*Material to process*:

** START **

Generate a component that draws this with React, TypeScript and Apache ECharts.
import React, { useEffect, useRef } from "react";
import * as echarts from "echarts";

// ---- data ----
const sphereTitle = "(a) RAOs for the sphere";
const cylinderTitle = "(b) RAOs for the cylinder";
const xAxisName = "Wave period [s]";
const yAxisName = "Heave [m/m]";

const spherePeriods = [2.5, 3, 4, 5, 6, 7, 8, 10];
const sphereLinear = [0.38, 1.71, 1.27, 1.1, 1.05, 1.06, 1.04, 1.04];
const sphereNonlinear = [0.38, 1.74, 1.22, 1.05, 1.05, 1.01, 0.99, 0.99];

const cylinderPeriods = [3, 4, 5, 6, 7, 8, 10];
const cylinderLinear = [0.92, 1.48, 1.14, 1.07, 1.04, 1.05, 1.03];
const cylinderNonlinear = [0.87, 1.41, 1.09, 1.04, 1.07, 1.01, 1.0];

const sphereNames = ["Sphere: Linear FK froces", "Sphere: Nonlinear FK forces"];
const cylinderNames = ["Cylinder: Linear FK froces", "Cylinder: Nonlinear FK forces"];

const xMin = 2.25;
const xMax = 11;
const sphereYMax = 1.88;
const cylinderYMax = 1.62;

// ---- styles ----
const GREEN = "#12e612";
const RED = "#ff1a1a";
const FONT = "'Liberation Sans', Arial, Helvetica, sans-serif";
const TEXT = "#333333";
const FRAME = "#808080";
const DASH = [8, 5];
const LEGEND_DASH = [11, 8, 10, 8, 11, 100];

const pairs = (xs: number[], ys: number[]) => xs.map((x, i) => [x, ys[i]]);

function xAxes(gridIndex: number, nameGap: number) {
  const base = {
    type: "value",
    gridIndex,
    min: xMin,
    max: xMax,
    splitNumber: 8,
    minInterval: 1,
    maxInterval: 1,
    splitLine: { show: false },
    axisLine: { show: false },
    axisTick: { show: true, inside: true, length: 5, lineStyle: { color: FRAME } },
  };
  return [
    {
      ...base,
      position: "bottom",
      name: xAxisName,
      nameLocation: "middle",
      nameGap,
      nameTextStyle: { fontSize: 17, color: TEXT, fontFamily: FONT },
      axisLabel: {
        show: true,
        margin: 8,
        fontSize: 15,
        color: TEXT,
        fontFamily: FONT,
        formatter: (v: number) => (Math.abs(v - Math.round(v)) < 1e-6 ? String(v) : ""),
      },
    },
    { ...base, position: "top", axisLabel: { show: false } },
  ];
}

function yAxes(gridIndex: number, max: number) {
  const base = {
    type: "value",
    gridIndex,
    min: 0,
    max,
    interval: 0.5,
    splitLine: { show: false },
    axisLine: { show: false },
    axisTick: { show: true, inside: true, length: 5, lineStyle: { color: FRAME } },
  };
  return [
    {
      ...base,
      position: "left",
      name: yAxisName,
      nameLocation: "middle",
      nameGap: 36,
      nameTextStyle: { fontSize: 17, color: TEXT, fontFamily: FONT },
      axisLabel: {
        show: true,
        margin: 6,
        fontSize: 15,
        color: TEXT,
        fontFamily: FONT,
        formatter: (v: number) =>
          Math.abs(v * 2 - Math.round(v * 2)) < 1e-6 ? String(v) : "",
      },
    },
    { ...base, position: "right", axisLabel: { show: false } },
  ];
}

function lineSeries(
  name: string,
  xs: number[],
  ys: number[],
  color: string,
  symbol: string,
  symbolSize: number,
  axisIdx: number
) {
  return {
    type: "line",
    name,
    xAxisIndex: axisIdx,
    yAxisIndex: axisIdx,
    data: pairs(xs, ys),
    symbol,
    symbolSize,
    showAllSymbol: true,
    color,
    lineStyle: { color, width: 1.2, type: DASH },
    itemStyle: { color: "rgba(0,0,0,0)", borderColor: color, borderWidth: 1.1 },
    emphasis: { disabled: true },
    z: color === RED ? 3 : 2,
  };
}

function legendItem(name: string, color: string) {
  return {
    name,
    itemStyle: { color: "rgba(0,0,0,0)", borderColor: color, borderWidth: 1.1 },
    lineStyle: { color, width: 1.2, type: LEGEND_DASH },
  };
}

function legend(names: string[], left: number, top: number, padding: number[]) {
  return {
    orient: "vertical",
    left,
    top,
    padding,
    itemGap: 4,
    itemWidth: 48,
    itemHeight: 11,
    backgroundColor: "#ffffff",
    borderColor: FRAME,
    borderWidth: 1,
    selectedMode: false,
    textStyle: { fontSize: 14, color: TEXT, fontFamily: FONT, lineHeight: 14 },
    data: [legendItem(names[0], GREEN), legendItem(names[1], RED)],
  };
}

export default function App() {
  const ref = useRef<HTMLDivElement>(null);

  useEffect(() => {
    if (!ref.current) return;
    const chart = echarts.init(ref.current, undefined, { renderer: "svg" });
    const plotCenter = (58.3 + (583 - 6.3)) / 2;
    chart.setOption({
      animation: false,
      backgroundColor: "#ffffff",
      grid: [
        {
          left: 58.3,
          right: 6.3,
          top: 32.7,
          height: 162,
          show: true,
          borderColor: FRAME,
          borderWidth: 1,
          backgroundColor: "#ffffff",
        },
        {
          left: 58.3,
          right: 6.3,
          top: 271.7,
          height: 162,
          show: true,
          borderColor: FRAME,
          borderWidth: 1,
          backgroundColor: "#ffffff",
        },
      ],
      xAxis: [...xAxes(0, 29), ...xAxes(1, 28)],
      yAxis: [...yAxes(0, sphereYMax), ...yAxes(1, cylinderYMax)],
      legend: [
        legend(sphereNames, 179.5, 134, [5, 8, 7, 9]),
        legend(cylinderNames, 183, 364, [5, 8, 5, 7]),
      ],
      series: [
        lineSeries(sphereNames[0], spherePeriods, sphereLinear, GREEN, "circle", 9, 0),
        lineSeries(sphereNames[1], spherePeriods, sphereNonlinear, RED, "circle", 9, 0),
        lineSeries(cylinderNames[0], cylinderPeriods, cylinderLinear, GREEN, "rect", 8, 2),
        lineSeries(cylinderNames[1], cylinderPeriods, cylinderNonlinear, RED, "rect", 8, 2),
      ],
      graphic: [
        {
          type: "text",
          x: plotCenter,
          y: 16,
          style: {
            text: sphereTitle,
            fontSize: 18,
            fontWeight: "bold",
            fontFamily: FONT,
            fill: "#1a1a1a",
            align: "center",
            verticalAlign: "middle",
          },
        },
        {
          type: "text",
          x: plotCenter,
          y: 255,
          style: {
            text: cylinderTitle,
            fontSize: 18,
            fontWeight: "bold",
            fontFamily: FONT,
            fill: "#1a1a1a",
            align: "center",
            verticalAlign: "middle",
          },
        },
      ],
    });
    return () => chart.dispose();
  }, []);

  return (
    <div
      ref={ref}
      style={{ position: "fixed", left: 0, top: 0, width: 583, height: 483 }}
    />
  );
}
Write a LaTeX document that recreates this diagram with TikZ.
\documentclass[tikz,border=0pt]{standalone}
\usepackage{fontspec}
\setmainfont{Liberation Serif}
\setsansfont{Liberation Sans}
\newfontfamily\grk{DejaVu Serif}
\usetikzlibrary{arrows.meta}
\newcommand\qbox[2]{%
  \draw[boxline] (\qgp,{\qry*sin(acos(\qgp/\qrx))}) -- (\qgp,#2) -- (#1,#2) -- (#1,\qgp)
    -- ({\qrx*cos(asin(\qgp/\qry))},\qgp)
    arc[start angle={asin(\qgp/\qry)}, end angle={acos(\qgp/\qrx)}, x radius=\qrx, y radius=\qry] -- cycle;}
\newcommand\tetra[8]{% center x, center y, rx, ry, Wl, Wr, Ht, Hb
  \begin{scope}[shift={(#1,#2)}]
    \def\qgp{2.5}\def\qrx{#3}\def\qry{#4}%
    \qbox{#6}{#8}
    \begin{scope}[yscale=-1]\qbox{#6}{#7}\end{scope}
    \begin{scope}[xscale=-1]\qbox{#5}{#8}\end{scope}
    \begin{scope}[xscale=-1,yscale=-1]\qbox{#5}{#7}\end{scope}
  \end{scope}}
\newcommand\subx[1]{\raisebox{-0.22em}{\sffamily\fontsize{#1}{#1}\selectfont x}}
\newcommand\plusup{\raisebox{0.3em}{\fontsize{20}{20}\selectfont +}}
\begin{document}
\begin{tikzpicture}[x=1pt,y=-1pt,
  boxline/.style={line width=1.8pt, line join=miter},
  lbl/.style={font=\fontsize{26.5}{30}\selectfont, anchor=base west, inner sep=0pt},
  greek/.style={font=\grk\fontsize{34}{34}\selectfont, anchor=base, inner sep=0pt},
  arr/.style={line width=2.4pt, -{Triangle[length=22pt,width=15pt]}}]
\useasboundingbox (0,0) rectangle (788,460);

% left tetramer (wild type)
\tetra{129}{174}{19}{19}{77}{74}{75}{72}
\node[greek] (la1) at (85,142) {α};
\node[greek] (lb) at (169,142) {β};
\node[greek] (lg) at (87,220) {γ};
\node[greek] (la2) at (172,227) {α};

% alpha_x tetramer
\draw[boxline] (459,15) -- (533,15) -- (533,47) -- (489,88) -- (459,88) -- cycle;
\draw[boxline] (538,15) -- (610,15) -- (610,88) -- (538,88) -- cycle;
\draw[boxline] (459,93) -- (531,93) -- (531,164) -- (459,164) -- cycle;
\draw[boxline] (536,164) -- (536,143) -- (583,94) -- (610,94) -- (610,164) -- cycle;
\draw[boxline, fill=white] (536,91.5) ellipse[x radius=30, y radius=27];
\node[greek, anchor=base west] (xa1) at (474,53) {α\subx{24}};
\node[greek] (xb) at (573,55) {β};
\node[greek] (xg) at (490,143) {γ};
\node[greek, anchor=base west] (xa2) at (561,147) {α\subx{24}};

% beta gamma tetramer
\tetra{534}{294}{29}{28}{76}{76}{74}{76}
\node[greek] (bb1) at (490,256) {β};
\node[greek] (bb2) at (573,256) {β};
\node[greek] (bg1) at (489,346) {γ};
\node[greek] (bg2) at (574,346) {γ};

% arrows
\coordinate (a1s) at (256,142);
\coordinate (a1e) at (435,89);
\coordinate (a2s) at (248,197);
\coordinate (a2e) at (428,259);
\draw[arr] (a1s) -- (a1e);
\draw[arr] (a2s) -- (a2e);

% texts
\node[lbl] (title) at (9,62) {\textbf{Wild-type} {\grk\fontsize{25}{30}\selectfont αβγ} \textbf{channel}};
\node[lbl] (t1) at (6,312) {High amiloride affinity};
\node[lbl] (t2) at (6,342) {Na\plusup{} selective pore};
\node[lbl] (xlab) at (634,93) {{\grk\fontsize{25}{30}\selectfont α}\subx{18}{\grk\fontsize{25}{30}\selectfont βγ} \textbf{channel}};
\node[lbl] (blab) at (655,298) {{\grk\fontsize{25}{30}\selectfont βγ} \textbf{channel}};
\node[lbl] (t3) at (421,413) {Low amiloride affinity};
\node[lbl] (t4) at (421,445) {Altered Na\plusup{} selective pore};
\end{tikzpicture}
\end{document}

** END **

*Written request*:
Return only the exact lines from the opening of the records through the line that contains "const pairs = (xs: number[], ys: number[])", both included.

*Task response*:
Generate a component that draws this with React, TypeScript and Apache ECharts.
import React, { useEffect, useRef } from "react";
import * as echarts from "echarts";

// ---- data ----
const sphereTitle = "(a) RAOs for the sphere";
const cylinderTitle = "(b) RAOs for the cylinder";
const xAxisName = "Wave period [s]";
const yAxisName = "Heave [m/m]";

const spherePeriods = [2.5, 3, 4, 5, 6, 7, 8, 10];
const sphereLinear = [0.38, 1.71, 1.27, 1.1, 1.05, 1.06, 1.04, 1.04];
const sphereNonlinear = [0.38, 1.74, 1.22, 1.05, 1.05, 1.01, 0.99, 0.99];

const cylinderPeriods = [3, 4, 5, 6, 7, 8, 10];
const cylinderLinear = [0.92, 1.48, 1.14, 1.07, 1.04, 1.05, 1.03];
const cylinderNonlinear = [0.87, 1.41, 1.09, 1.04, 1.07, 1.01, 1.0];

const sphereNames = ["Sphere: Linear FK froces", "Sphere: Nonlinear FK forces"];
const cylinderNames = ["Cylinder: Linear FK froces", "Cylinder: Nonlinear FK forces"];

const xMin = 2.25;
const xMax = 11;
const sphereYMax = 1.88;
const cylinderYMax = 1.62;

// ---- styles ----
const GREEN = "#12e612";
const RED = "#ff1a1a";
const FONT = "'Liberation Sans', Arial, Helvetica, sans-serif";
const TEXT = "#333333";
const FRAME = "#808080";
const DASH = [8, 5];
const LEGEND_DASH = [11, 8, 10, 8, 11, 100];

const pairs = (xs: number[], ys: number[]) => xs.map((x, i) => [x, ys[i]]);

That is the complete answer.